The week after Carter was born, we spent our days getting ready for his funeral. It was a surreal experience - I went from eagerly awaiting my son to planning his good-bye. The abruption and delivery left me physically and emotionally drained, so when I started to tire easily I didn't think much of it.
The morning of Carter's funeral I took a shower with the water as hot as I could stand it. I cried and cried until I couldn't handle the water anymore. As we got ready for the day, I started to feel light headed and dizzy. I chalked it up to the hot shower and my dread for the day. As the day wore on, I felt worse and worse. I tried to push how I was feeling out of my mind. It was my son's funeral - I had to be there. I had been looking forward to seeing him since I said good-bye at the hospital. I needed to see him. So I went on with the day.
After the funeral I found myself with a line of people wanting to hug me. I am thankful for all of the support, but by the end of the hug-line I could barely stand. I snuck away to sit with a friend as soon as I could. Sitting with her, she told me that "the friend in me wants to give you a hug, the nurse in me wants you to go to the doctor". As I sat with her, my vision got blurry and my heart started to race. The parish nurse checked my blood pressure which was elevated but not dangerous. Once again, I chalked it up to the day.
The next morning as we were getting ready, I gave in to my symptoms. I could barely see, and was extremely dizzy. After dropping Liv off at daycare I had Shawn bring me to the ER.
After some tests and a scan, the emergency room doctor came in and told me that I had clots in my lungs. I still didn't understand what a big deal this was. Pretty soon I had my midwives (and an angel named Dawn) checking on me, and everyone was telling me how lucky I was that I had come in. At some point it hit home that a PE was not to be taken lightly. I have never been so scared in my life (and still am).
That first night in the hospital was rough. All I could think about was Shawn and Livie. I don't know how to articulate all the thoughts I had that night, but I am thankful that the heparin did what it was supposed to do and thankful that I got to the hospital in time.
Going forward, I need to be on warfarin for 6ish months.
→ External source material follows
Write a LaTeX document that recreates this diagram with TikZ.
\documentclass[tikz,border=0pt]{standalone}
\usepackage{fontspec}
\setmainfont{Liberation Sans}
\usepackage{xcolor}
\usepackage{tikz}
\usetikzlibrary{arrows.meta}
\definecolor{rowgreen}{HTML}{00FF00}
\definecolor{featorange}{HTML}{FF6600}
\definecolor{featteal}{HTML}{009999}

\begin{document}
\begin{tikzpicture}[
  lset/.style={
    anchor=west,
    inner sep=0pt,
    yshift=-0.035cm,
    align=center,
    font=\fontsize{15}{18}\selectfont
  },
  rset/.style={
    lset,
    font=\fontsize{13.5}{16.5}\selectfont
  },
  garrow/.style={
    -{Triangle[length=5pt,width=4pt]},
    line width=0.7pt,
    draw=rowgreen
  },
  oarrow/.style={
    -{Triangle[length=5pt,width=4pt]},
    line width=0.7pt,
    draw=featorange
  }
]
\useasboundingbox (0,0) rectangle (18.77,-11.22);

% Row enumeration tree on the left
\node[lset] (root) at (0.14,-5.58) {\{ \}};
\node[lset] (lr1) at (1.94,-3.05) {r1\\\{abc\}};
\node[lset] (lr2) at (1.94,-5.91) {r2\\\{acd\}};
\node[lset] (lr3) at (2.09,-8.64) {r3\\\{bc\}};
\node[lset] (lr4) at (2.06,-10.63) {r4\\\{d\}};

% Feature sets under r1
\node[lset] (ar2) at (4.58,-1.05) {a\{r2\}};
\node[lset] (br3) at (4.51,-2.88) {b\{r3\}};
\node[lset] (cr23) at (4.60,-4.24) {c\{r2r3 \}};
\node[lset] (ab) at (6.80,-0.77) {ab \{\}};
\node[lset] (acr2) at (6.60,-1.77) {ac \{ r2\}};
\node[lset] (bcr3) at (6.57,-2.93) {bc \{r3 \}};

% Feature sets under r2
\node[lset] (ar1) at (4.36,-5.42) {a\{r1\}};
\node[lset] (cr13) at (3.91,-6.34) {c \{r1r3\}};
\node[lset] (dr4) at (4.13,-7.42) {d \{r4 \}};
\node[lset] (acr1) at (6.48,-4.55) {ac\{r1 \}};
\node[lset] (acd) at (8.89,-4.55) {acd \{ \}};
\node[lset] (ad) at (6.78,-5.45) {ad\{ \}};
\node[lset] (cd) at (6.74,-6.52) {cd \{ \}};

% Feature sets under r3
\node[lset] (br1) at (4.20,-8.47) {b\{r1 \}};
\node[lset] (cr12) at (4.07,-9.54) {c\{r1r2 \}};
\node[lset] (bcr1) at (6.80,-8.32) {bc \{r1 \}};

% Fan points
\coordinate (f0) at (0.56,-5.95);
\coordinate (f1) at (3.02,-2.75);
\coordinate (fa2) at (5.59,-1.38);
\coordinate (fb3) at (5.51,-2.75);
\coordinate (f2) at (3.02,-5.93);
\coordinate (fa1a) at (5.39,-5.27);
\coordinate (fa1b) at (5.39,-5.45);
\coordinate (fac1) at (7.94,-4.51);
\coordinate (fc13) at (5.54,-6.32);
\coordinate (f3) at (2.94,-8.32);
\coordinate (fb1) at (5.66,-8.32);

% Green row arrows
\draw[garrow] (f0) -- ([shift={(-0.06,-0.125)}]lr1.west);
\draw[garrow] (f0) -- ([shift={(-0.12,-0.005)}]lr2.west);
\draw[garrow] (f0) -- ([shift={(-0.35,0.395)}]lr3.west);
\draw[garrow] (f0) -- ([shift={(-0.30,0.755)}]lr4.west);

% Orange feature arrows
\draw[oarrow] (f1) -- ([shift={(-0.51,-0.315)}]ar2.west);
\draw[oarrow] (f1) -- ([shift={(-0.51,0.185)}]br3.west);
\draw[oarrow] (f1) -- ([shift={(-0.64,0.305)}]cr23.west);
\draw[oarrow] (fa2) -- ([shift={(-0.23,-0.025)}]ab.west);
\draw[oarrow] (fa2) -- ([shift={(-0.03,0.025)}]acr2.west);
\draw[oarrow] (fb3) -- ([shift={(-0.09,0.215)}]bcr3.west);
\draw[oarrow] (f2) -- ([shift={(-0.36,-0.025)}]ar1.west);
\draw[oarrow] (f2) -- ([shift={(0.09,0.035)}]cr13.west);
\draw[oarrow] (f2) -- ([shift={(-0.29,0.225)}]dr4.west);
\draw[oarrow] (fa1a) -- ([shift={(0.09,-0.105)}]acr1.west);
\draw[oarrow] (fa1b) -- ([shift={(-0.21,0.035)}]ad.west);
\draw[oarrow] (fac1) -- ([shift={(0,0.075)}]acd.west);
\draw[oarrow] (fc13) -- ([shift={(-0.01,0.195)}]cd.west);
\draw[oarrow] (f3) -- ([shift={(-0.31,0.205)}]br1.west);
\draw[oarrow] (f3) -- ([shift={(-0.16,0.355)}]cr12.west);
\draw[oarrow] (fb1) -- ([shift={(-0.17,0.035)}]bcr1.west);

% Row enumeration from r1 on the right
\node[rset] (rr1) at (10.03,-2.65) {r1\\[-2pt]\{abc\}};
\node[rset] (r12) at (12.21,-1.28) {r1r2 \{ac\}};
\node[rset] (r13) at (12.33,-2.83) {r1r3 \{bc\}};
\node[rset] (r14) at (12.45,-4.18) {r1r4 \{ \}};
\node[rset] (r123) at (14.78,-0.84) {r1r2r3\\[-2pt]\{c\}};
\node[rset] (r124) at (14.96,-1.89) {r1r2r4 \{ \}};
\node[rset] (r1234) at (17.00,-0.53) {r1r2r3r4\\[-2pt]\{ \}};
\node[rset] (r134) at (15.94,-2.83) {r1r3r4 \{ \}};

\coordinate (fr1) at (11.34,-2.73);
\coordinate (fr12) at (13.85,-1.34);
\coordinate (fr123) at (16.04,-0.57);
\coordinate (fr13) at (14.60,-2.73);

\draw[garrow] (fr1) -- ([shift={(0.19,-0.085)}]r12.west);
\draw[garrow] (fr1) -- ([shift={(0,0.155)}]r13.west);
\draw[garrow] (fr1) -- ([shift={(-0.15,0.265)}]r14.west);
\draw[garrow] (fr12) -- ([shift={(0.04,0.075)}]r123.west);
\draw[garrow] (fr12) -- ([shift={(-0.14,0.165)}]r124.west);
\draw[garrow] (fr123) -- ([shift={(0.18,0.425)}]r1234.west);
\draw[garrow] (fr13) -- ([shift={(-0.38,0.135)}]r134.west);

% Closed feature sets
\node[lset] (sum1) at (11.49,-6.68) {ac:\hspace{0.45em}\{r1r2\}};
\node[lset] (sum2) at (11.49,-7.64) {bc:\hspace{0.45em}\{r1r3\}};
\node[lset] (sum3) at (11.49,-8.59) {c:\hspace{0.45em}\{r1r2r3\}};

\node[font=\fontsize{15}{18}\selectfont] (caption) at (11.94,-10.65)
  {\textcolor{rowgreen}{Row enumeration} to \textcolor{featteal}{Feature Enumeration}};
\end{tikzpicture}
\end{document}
That seems like an eternity. I feel like my life will be in a holding pattern for the next six months. Blood tests (for clotting disorders) need to wait until I am off of the warfarin and the hematologist won't even discuss a possible future pregnancy until the results are back.
I don't know where to go from here. Even though I am not emotionally ready for another pregnancy, everything in me wants to be pregnant yesterday. I know it is the hormones and my heart's desire to be snuggling my sweet baby, but I can't shake the need to plan for another baby. But I am not healthy. I need to take time - time for my body and heart to heal. I am struggling to accept that this is my life now. My son died and I am not healthy. How did I get here?
Rebecca - it's sarahlindsay (from TN). I feel like anything I can say in this comment feels cliche and trite, but I have thought of you so much and my heart breaks for you. Thank you for sharing your story and your grief, as hard as it must be. Love to you.